In Ollama, you just pass text, and it works.
In Hugging Face’s online API, you also just pass text (no explicit tokenization).
So, why these differences? Let’s break it down.
What is Tokenization?
Tokenization is the process of converting text into tokens, then into IDs that a model can understand.
Text: "Hello world!"
Tokens: ['▁Hello', '▁world', '!']
IDs: [15043, 3186, 29991]
Important: The model itself never tokenizes. It only consumes token IDs. The tokenization step must always happen — either by you or by the runtime.
Hugging Face (Local Transformers Library)
When you install models via transformers
, you’re downloading the raw model weights.
The model expects token IDs, so you must explicitly use the tokenizer:
from transformers import AutoTokenizer, AutoModelForSequenceClassification
tokenizer = AutoTokenizer.from_pretrained("distilbert-base-uncased-finetuned-sst-2-english")

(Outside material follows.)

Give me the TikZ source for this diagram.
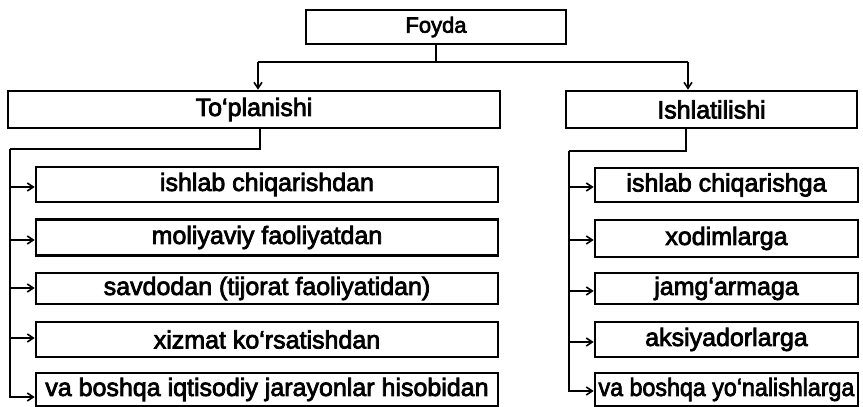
\documentclass[tikz,border=0pt]{standalone}
\usepackage{fontspec}
\setmainfont{Liberation Sans}[FakeBold=3]
\usetikzlibrary{arrows.meta,calc}
\begin{document}
\begin{tikzpicture}[x=1pt,y=-1pt,
  ln/.style={line width=2.4pt},
  arr/.style={ln,-{Straight Barb[length=6pt,width=8pt,line width=1.6pt]}},
  boxbase/.style={draw,line width=2.6pt,inner sep=0pt},
  topbox/.style={boxbase,minimum height=37pt,font=\fontsize{25}{27}\selectfont},
  lbox/.style={boxbase,minimum width=462pt,font=\fontsize{25}{27}\selectfont},
  rbox/.style={boxbase,minimum width=263pt,font=\fontsize{25}{27}\selectfont}]
\useasboundingbox (0,0) rectangle (863,407);
\node[boxbase,minimum width=260pt,minimum height=34pt,font=\fontsize{22}{24}\selectfont] (foyda) at (436,27) {Foyda};
\node[topbox,minimum width=492pt] (top) at (254,109.5) {To‘planishi};
\node[topbox,minimum width=291pt] (ish) at (711.5,109.5) {Ishlatilishi};
% left boxes
\node[lbox,minimum height=35pt] (l1) at (267,184.5) {ishlab chiqarishdan};
\node[lbox,minimum height=36pt] (l2) at (267,237.5) {moliyaviy faoliyatdan};
\node[lbox,minimum height=31pt] (l3) at (267,288.5) {savdodan (tijorat faoliyatidan)};
\node[lbox,minimum height=35pt] (l4) at (267,339.5) {xizmat ko‘rsatishdan};
\node[lbox,minimum height=33pt] (l5) at (267,389.5) {va boshqa iqtisodiy jarayonlar hisobidan};
% right boxes
\node[rbox,minimum height=34pt] (r1) at (726.5,185) {ishlab chiqarishga};
\node[rbox,minimum height=37pt] (r2) at (726.5,238.5) {xodimlarga};
\node[rbox,minimum height=31pt] (r3) at (726.5,288.5) {jamg‘armaga};
\node[rbox,minimum height=35pt] (r4) at (726.5,339.5) {aksiyadorlarga};
\node[rbox,minimum height=33pt] (r5) at (726.5,389.5) {\scalebox{0.93}[1]{va boshqa yo‘nalishlarga}};
% top connectors
\coordinate (jL) at (258,62);
\coordinate (jR) at (688,62);
\draw[ln] (foyda.south) -- (foyda.south |- jL);
\draw[ln] (jL) -- (jR);
\draw[arr] (jL) -- (jL |- top.north);
\draw[arr] (jR) -- (jR |- ish.north);
% left bus
\coordinate (lb) at (10,149);
\draw[ln] ([xshift=6pt]top.south) |- (lb);
\draw[arr] (lb) |- (l5.west |- 0,397);
\draw[arr] (lb |- 0,187) -- (l1.west |- 0,187);
\draw[arr] (lb |- 0,240) -- (l2.west |- 0,240);
\draw[arr] (lb |- 0,288) -- (l3.west |- 0,288);
\draw[arr] (lb |- 0,338) -- (l4.west |- 0,338);
% right bus
\coordinate (rb) at (569,151);
\draw[ln] ([xshift=-25.5pt]ish.south) |- (rb);
\draw[arr] (rb) |- (r5.west |- 0,391);
\draw[arr] (rb |- 0,187) -- (r1.west |- 0,187);
\draw[arr] (rb |- 0,240) -- (r2.west |- 0,240);
\draw[arr] (rb |- 0,291) -- (r3.west |- 0,291);
\draw[arr] (rb |- 0,342) -- (r4.west |- 0,342);
\end{tikzpicture}
\end{document}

model = AutoModelForSequenceClassification.from_pretrained("distilbert-base-uncased-finetuned-sst-2-english")
inputs = tokenizer("I love Hugging Face!", return_tensors="pt")
outputs = model(**inputs)
Hugging Face Online (Inference API / Spaces)
from huggingface_hub import InferenceClient
client = InferenceClient("distilbert-base-uncased-finetuned-sst-2-english", token="<your API Token>")
result = client.text_classification("I love Hugging Face!")
You only pass text — no tokenizer step.
That’s because Hugging Face’s server automatically bundles the model and tokenizer. Tokenization is still happening but hidden behind the API.
Here, tokenization is implicit because Hugging Face abstracts it away.
Ollama
Ollama works the same way as Hugging Face’s online API: `
ollama run gemma "Hello world!"
Behind the scenes:
Ollama applies the tokenizer (bundled with the model).
Converts text → tokens → IDs.
Runs the model on those IDs.
Decodes the output back into text.
From your perspective, you never see token IDs.
In Ollama, tokenization is also implicit, handled by the runtime.
Comparision
Platform | Who Does Tokenization? | Explicit or Implicit? | User Experience |
---|
Hugging Face (local) | You (via AutoTokenizer) | Explicit | Low-level control, more flexible |
Hugging Face (online API) | Server | Implicit | Just send text, easy |
Ollama | Ollama runtime | Implicit | Just send text, easy |
Analogy
Hugging Face local = processor chip
You get the raw engine (weights). You must wire it up with the right tokenizer.
Hugging Face API & Ollama = smartphone
Everything is bundled — hardware, software, tokenizer, and runtime. You just use it.